What's next on the list? Hmm, oh, panic disorder. That started in college and was deeply rooted in my relationships with others. Things that most young adults would take in stride, like a breakup or a fight with a friend, caused uncontrollable tears, increased heart rate, hyperventilating, and thoughts of despair. Thankfully, these types of situations no longer happen to me, so it has been a long time since I've experienced a panic attack. However, I am aware this disorder could creep back into my life at any time. Around this time I also developed SAD, which made it very difficult for me to motivate myself to attend class and go to work during the cold months. For a few years I remedied this by visiting the tanning salon in the winter, but at some point my fear of cancer over took my desire for euphoria via UV rays. I still suffer with SAD every winter, but have learned that keeping busy, whether inside or out, is the key to starving the feelings off.
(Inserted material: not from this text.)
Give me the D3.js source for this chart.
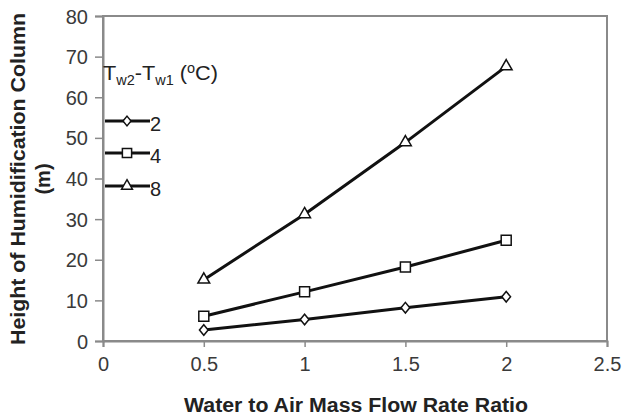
<!DOCTYPE html>
<html>
<head>
<meta charset="utf-8">
<script src="https://cdn.jsdelivr.net/npm/d3@7"></script>
<style>
  body { margin: 0; background: #fff; }
  svg { display: block; font-family: "Liberation Sans", Arial, sans-serif; }
</style>
</head>
<body>
<svg id="chart" width="623" height="416"></svg>
<script>
// data
const ratios = [0.5, 1, 1.5, 2];
const seriesNames = ["2", "4", "8"];
const height2 = [2.7, 5.3, 8.2, 10.9];
const height4 = [6.1, 12.1, 18.2, 24.8];
const height8 = [15.1, 31.2, 48.9, 67.6];
const xTicks = [0, 0.5, 1, 1.5, 2, 2.5];
const yTicks = [0, 10, 20, 30, 40, 50, 60, 70, 80];

const svg = d3.select("#chart");
const margin = { top: 16, right: 16, bottom: 75, left: 103 };
const width = +svg.attr("width"), height = +svg.attr("height");
const plotW = width - margin.left - margin.right;
const plotH = height - margin.top - margin.bottom;

const x = d3.scaleLinear().domain([0, 2.5]).range([0, plotW]);
const y = d3.scaleLinear().domain([0, 80]).range([plotH, 0]);

const g = svg.append("g").attr("transform", `translate(${margin.left},${margin.top})`);

const axisColor = "#8a8a8a";

// plot frame
g.append("rect")
  .attr("x", 0).attr("y", 0)
  .attr("width", plotW).attr("height", plotH)
  .attr("fill", "none")
  .attr("stroke", axisColor)
  .attr("stroke-width", 2);

// axes
const xAxis = g.append("g")
  .attr("transform", `translate(0,${plotH})`)
  .call(d3.axisBottom(x).tickValues(xTicks).tickSize(6).tickPadding(10).tickFormat(d3.format("")));
const yAxis = g.append("g")
  .call(d3.axisLeft(y).tickValues(yTicks).tickSize(8).tickPadding(7));

[xAxis, yAxis].forEach(a => {
  a.select(".domain").attr("stroke", axisColor).attr("stroke-width", 2);
  a.selectAll(".tick line").attr("stroke", axisColor).attr("stroke-width", 1.5);
  a.selectAll(".tick text")
    .attr("fill", "#3a3a3a")
    .style("font-size", "20px")
    .style("font-family", "Liberation Sans, Arial, sans-serif");
});
yAxis.selectAll(".tick text").attr("dy", "0.35em");

// axis titles
svg.append("text")
  .attr("x", 356)
  .attr("y", 412)
  .attr("text-anchor", "middle")
  .attr("textLength", 344)
  .attr("lengthAdjust", "spacingAndGlyphs")
  .style("font-size", "20px")
  .style("font-weight", "bold")
  .attr("fill", "#222")
  .text("Water to Air Mass Flow Rate Ratio");

const yTitle = svg.append("g").attr("transform", "translate(25,179) rotate(-90)");
yTitle.append("text")
  .attr("x", 0).attr("y", 0)
  .attr("text-anchor", "middle")
  .attr("textLength", 332)
  .attr("lengthAdjust", "spacingAndGlyphs")
  .style("font-size", "20px")
  .style("font-weight", "bold")
  .attr("fill", "#222")
  .text("Height of Humidification Column");
yTitle.append("text")
  .attr("x", 0).attr("y", 25)
  .attr("text-anchor", "middle")
  .style("font-size", "20px")
  .style("font-weight", "bold")
  .attr("fill", "#222")
  .text("(m)");

// diamond as in the reference (about 9 wide, 11 tall)
const diamond = {
  draw(ctx, size) {
    const h = Math.sqrt(size) * 0.75, w = h * 0.82;
    ctx.moveTo(0, -h); ctx.lineTo(w, 0); ctx.lineTo(0, h); ctx.lineTo(-w, 0); ctx.closePath();
  }
};

// series
const series = [
  { name: seriesNames[0], values: height2, symbol: diamond, size: 50 },
  { name: seriesNames[1], values: height4, symbol: d3.symbolSquare, size: 100 },
  { name: seriesNames[2], values: height8, symbol: d3.symbolTriangle, size: 60 }
];

const line = d3.line()
  .x((d, i) => x(ratios[i]))
  .y(d => y(d));

series.forEach(s => {
  g.append("path")
    .datum(s.values)
    .attr("fill", "none")
    .attr("stroke", "#111")
    .attr("stroke-width", 3)
    .attr("d", line);

  g.selectAll(null)
    .data(s.values)
    .join("path")
    .attr("transform", (d, i) => `translate(${x(ratios[i])},${y(d)})`)
    .attr("d", d3.symbol().type(s.symbol).size(s.size))
    .attr("fill", "#fff")
    .attr("stroke", "#111")
    .attr("stroke-width", 1.5);
});

// legend
const legend = svg.append("g").attr("transform", `translate(${margin.left},0)`);
const lt = legend.append("text")
  .attr("x", 0).attr("y", 80)
  .style("font-size", "21px")
  .attr("fill", "#222");
lt.append("tspan").text("T");
lt.append("tspan").attr("dy", 5).style("font-size", "14px").text("w2");
lt.append("tspan").attr("dy", -5).text("-T");
lt.append("tspan").attr("dy", 5).style("font-size", "14px").text("w1");
lt.append("tspan").attr("dy", -5).text(" (");
lt.append("tspan").attr("dy", -7).style("font-size", "14px").text("o");
lt.append("tspan").attr("dy", 7).text("C)");
// stretch the title to the width it has in the reference
const ltw = lt.node().getBBox().width;
lt.attr("transform", `scale(${115 / ltw},1)`);

const legendY = [121, 153, 186];
series.forEach((s, i) => {
  const ly = legendY[i];
  legend.append("line")
    .attr("x1", 2).attr("x2", 47)
    .attr("y1", ly).attr("y2", ly)
    .attr("stroke", "#111")
    .attr("stroke-width", 3);
  legend.append("path")
    .attr("transform", `translate(24,${ly})`)
    .attr("d", d3.symbol().type(s.symbol).size(s.size * 0.85))
    .attr("fill", "#fff")
    .attr("stroke", "#111")
    .attr("stroke-width", 1.5);
  legend.append("text")
    .attr("x", 47).attr("y", ly + 10)
    .style("font-size", "20px")
    .attr("fill", "#222")
    .text(s.name);
});
</script>
</body>
</html>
Finally we've reached the pinnacle of my mental illness, phobias which I've had for as long as I can remember, however they didn't really affect my day to day life until I had my first son. My mysophobia (fear of germs) is fairly controlled from spring to early fall, but from about October to April it is a serious problem. It however takes second place to my emetophobia (fear of vomit) which is absolutely debilitating during these months. If you have been ill, please don't tell me about it. Not only will I have dreadful anxiety for the next 48 hours (the typical incubation period for stomach flu-like illnesses), but I will hate you for it! I don't mean to, I just can't help it. So I'm sorry in advance!

This winter I've also had extensive generalized anxiety, for the first time in my life. While I've always dealt with these various types of anxiety in varying circumstances, I have never spent two weeks straight in an anxious state, like I have this month. Up until now there was always a trigger, and now that's no longer the case. My anxiety just sky-rockets out of nowhere, I can't breathe, my heart races, and I feel sick. Multiple times a day, multiple days in a row, over and over. Not exactly how I like to spend my time. I guess it's my body's (or brain's) way of telling me it's time to deal with issues I haven't dealt with in the past 20 years, before they get worse. I'll definitely be taking those steps when my social anxiety lays off long enough for me to pick up the phone.

Possibly the worst part about all these anxieties however, is that they feed off each other. When my emetophobia kicks in, so does my OCD and I start compulsively washing and sanitizing my hands, and the surfaces around me. This is the only time my OCD really causes excessive compulsive behaviours. My mysophobia and emetophobia also cause my social anxiety to be worse in the winter, because it causes me to not even want to leave the house or interact with people for fear of getting sick. Etcetera etcetera.

There you have it folks, a detailed account of my mental illness. I, like 20% of Canadians, suffer on a daily basis with these issues, usually silently. Well, after 20 years I decided it was time to stop being silent, and to help end the stigma surrounding depression and mental health. I encourage you to do the same. And don't forget to help Bell raise as much money as possible on the 28th - it's so easy!